Larsen and his inappropriately named wife, Angel, are videographers who refuse to film same-sex marriages and plaintiffs in a lawsuit challenging a provision in Minnesota’s Human Rights Act that outlaws discrimination based on sexual orientation. Kyle Swenson cited Larsen’s idiotic comparisons last week in a Washington Post news article.

No. The comparisons don’t fly, and it’s ridiculous to have to explain why. The real point of comparison is this: imagine if the Larsens said they’d only photograph Christian weddings; Jews and Muslims need not apply.

Chief US District Court John Tunheim agreed. He dismissed the case, ruling that the Larsens’ wish to turn down same-sex clients was “conduct akin to a ‘White Applicants Only’ sign,” according to the Post.

“The Alliance Defending Freedom — an Arizona-based Christian right legal advocacy group behind same-sex marriage and trans rights challenges across the country — took up the couple’s cause,” the newspaper reports. “With reportedly 3,000 attorneys across the country and $44 million in funding, according to Mother Jones, the ADF is a considerable force in a courtroom. The organization is also behind Jack Phillips, the Colorado cake maker who sued for the right to refuse to make wedding cakes for same-sex weddings. That legal challenge, which like the Larsens’ case is framed as a fight for of artistic expression, will be heard before the US Supreme Court in the fall.
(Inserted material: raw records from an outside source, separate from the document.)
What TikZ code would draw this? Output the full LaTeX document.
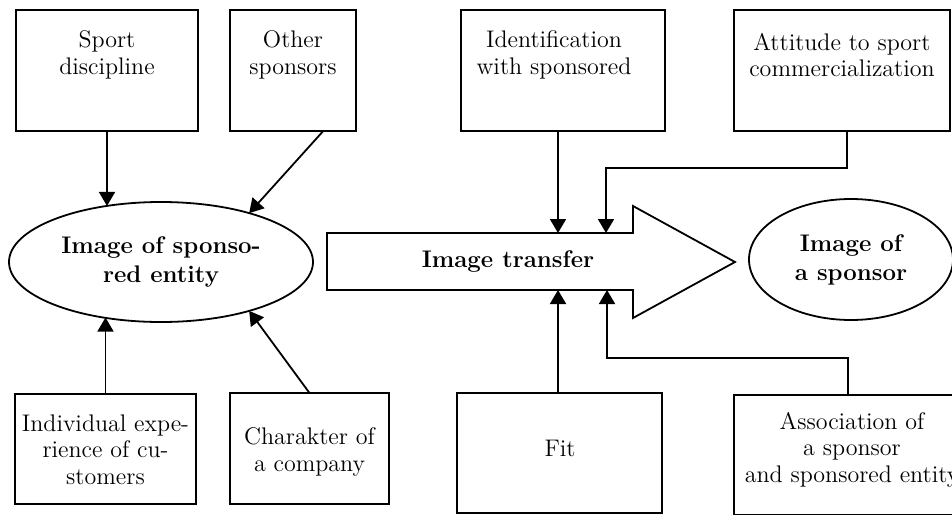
\documentclass[tikz,border=0pt]{standalone}
\usetikzlibrary{shapes.geometric,arrows.meta,calc}
\begin{document}
\begin{tikzpicture}[x=0.5pt,y=-0.5pt,
  box/.style={draw, line width=0.9pt, inner sep=0pt, outer sep=0pt},
  txt/.style={align=center, font=\fontsize{12}{13.3}\selectfont, inner sep=0pt},
  oval/.style={ellipse, draw, line width=0.9pt, inner sep=0pt, outer sep=0pt, align=center, font=\fontsize{12}{14.5}\selectfont\bfseries},
  arr/.style={line width=0.9pt, -{Triangle[length=7pt,width=8pt]}},
  ln/.style={line width=0.9pt}]
\useasboundingbox (0,0) rectangle (952,514);
\clip (0,0) rectangle (952,514);
% top boxes
\node[box, minimum width=91pt, minimum height=60.5pt] (sd) at (107,70.5) {};
\node[txt] (sdt) at (107,55) {Sport\\discipline};
\node[box, minimum width=63pt, minimum height=60.5pt] (os) at (293,70.5) {};
\node[txt] (ost) at (293,55) {Other\\sponsors};
\node[box, minimum width=102pt, minimum height=60.5pt] (id) at (563,70.5) {};
\node[txt] (idt) at (554,55) {Identification\\with sponsored};
\node[box, minimum width=108pt, minimum height=60.5pt] (at) at (842,70.5) {};
\node[txt] (att) at (842,55) {Attitude to sport\\commercialization};
% bottom boxes
\node[box, minimum width=90.5pt, minimum height=55pt] (ie) at (105.5,449) {};
\node[txt] (iet) at (105.5,449.5) {Individual expe-\\rience of cu-\\stomers};
\node[box, minimum width=79.5pt, minimum height=55.5pt] (ch) at (309.5,448.5) {};
\node[txt] (cht) at (309.5,452) {Charakter of\\a company};
\node[box, minimum width=102.5pt, minimum height=60pt] (fit) at (559.5,453) {};
\node[txt] (fitt) at (560,448) {Fit};
\node[box, minimum width=116pt, minimum height=60pt] (as) at (850,455) {};
\node[txt] (ast) at (852,449.5) {Association of\\a sponsor\\and sponsored entity};
% ellipses
\node[oval, minimum width=152pt, minimum height=60pt] (ise) at (161,262) {Image of sponso-\\red entity};
\node[oval, minimum width=102pt, minimum height=60.5pt] (isp) at (851,259.5) {Image of\\a sponsor};
% big arrow
\coordinate (tA) at (558,233);
\coordinate (tB) at (606,233);
\coordinate (bA) at (558,290);
\coordinate (bB) at (607,290);
\draw[ln] (327,233) -- (633,233) -- (633,206) -- (735,262) -- (633,318) -- (633,290) -- (327,290) -- cycle;
\node[font=\fontsize{12}{14.5}\selectfont\bfseries, inner sep=0pt] (itt) at (508,262) {Image transfer};
% connectors
\draw[arr] (sd.south) -- (sd.south |- ise.134.5);
\draw[arr] ($(os.south west)!0.74!(os.south east)$) -- (ise.29.4);
\draw[arr] (ie.north) -- (ie.north |- ise.224.9);
\draw[arr] (ch.north) -- (ise.331.2);
\draw[arr] (tA |- id.south) -- (tA);
\draw[arr] ([xshift=2.5pt]at.south) -- ++(0,37) -| (tB);
\draw[arr] (bA |- fit.north) -- (bA);
\draw[arr] ([xshift=-1pt]as.north) -- ++(0,-37) -| (bB);
\end{tikzpicture}
\end{document}
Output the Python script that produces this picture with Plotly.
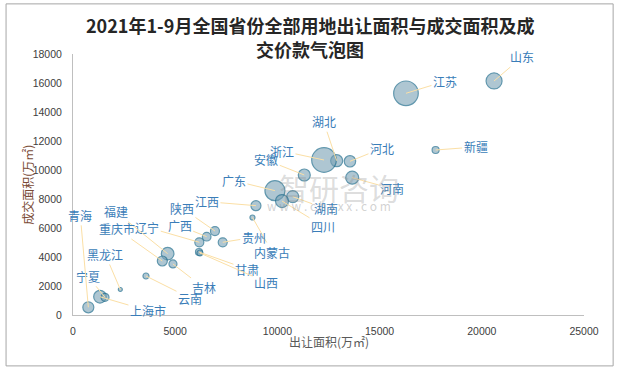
import plotly.graph_objects as go

# ---- data ----
provinces = ["山东", "江苏", "新疆", "河北", "湖北", "浙江", "河南", "安徽", "广东", "湖南",
             "四川", "江西", "内蒙古", "陕西", "广西", "辽宁", "贵州", "甘肃", "山西", "福建",
             "重庆市", "吉林", "云南", "黑龙江", "上海市", "宁夏", "青海"]
sold_area = [20600, 16290, 17740, 13550, 12900, 12280, 13660, 11315, 9880, 10750,
             10225, 8950, 8780, 6945, 6540, 6180, 7325, 6165, 6210, 4630,
             4370, 4890, 3570, 2315, 1320, 1565, 750]
deal_area = [16140, 15290, 11380, 10600, 10640, 10690, 9470, 9656, 8575, 8160,
             7860, 7540, 6725, 5790, 5400, 5015, 5015, 4345, 4275, 4230,
             3725, 3520, 2690, 1760, 1260, 1220, 530]
deal_value = [2560, 6050, 490, 1300, 1440, 6050, 1690, 1440, 4000, 1440,
              1690, 1000, 250, 810, 740, 810, 810, 490, 360, 1590,
              1000, 640, 360, 160, 1590, 640, 1210]

x_ticks = [0, 5000, 10000, 15000, 20000, 25000]
y_ticks = list(range(0, 18001, 2000))

# label offsets (pixels) relative to each bubble
label_dx = [28, 39, 40, 32, -13, -42, 40, -38, -41, 33,
            41, -49, 20, -33, -27, -52, 31, 48, 66, -52,
            -45, 31, 44, -15, 48, -17, -8]
label_dy = [-24, -12, -3, -13, -39, -9, 11, -15, -10, 12,
            25, -4, 35, -23, -11, -15, -5, 17, 29, -42,
            -32, 24, 22, -35, 14, -21, -92]

fig = go.Figure()
fig.add_trace(go.Scatter(
    x=sold_area, y=deal_area, mode="markers",
    text=provinces,
    marker=dict(size=deal_value, sizemode="area", sizeref=20,
                color="rgba(120,160,180,0.85)",
                line=dict(color="#1F6C8C", width=1.2)),
    hovertemplate="%{text}<br>出让面积: %{x}<br>成交面积: %{y}<extra></extra>",
    showlegend=False,
))

annotations = []
for name, xv, yv, dx, dy in zip(provinces, sold_area, deal_area, label_dx, label_dy):
    annotations.append(dict(
        x=xv, y=yv, xref="x", yref="y", text=name,
        showarrow=True, arrowhead=0, arrowwidth=1, arrowcolor="#FBDFA5",
        ax=dx, ay=dy, standoff=0, startstandoff=0,
        font=dict(family="Noto Sans CJK SC", size=12, color="#3A7DB8"),
    ))

# watermark
annotations.append(dict(x=0.52, y=0.49, xref="paper", yref="paper", text="智研咨询",
                        showarrow=False, font=dict(family="Noto Sans CJK SC", size=30,
                                                   color="rgba(140,140,140,0.30)")))
annotations.append(dict(x=0.50, y=0.42, xref="paper", yref="paper",
                        text="w w w . c h y x x . c o m", showarrow=False,
                        font=dict(family="Noto Sans CJK SC", size=12,
                                  color="rgba(140,140,140,0.40)")))
# title (two lines)
annotations.append(dict(x=0.464, y=1.111, xref="paper", yref="paper",
                        text="<b>2021年1-9月全国省份全部用地出让面积与成交面积及成</b>",
                        showarrow=False, yanchor="middle",
                        font=dict(family="Noto Sans CJK SC", size=18, color="#262626")))
annotations.append(dict(x=0.464, y=1.019, xref="paper", yref="paper",
                        text="<b>交价款气泡图</b>",
                        showarrow=False, yanchor="middle",
                        font=dict(family="Noto Sans CJK SC", size=18, color="#262626")))
# axis titles
annotations.append(dict(x=0.5, y=-0.143, xref="paper", yref="paper", text="出让面积(万㎡)",
                        showarrow=False, font=dict(family="Noto Sans CJK SC", size=12,
                                                   color="#595959")))
annotations.append(dict(x=-0.11, y=0.5, xref="paper", yref="paper", text="成交面积(万㎡)",
                        textangle=-90, showarrow=False,
                        font=dict(family="Noto Sans CJK SC", size=12, color="#7A4A35")))

fig.update_layout(
    width=621, height=369,
    margin=dict(l=73, r=37, t=54, b=54),
    paper_bgcolor="white", plot_bgcolor="white",
    xaxis=dict(range=[0, 25000], tickvals=x_ticks, tickformat="d", showgrid=False,
               zeroline=False, showline=True, linecolor="#BFBFBF", linewidth=1, ticks="",
               ticklabelstandoff=6,
               tickfont=dict(family="Liberation Sans", size=10.5, color="#404040")),
    yaxis=dict(range=[0, 18000], tickvals=y_ticks, tickformat="d", showgrid=False,
               zeroline=False, showline=True, linecolor="#BFBFBF", linewidth=1, ticks="",
               ticklabelstandoff=8,
               tickfont=dict(family="Liberation Sans", size=10.5, color="#404040")),
    annotations=annotations,
    shapes=[dict(type="rect", xref="paper", yref="paper",
                 x0=-0.131, x1=1.057, y0=-0.195, y1=1.192,
                 line=dict(color="#A6A6A6", width=1), fillcolor="rgba(0,0,0,0)",
                 layer="below")],
)

fig.write_html("out.html", config={"displayModeBar": False},
               post_script="document.body.style.margin='0';document.body.style.overflow='hidden';")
“The Larsens’ lawsuit, however, has been temporarily sidelined. In last week’s ruling, Tunheim stated the couple’s artistic desires are not protected.

“‘Posting language on a website telling potential customers that a business will discriminate based on sexual orientation is part of the act of sexual orientation discrimination itself,’ Tunheim wrote in the ruling. ‘As conduct carried out through language, this act is not protected by the First Amendment.’”

Rump’s Justice Department, led by the Dishonorable Jefferson Beauregard Sessions, is — surprise! — siding with the Colorado baker and one could reasonably assume also with the disappointed Minnesota videographers.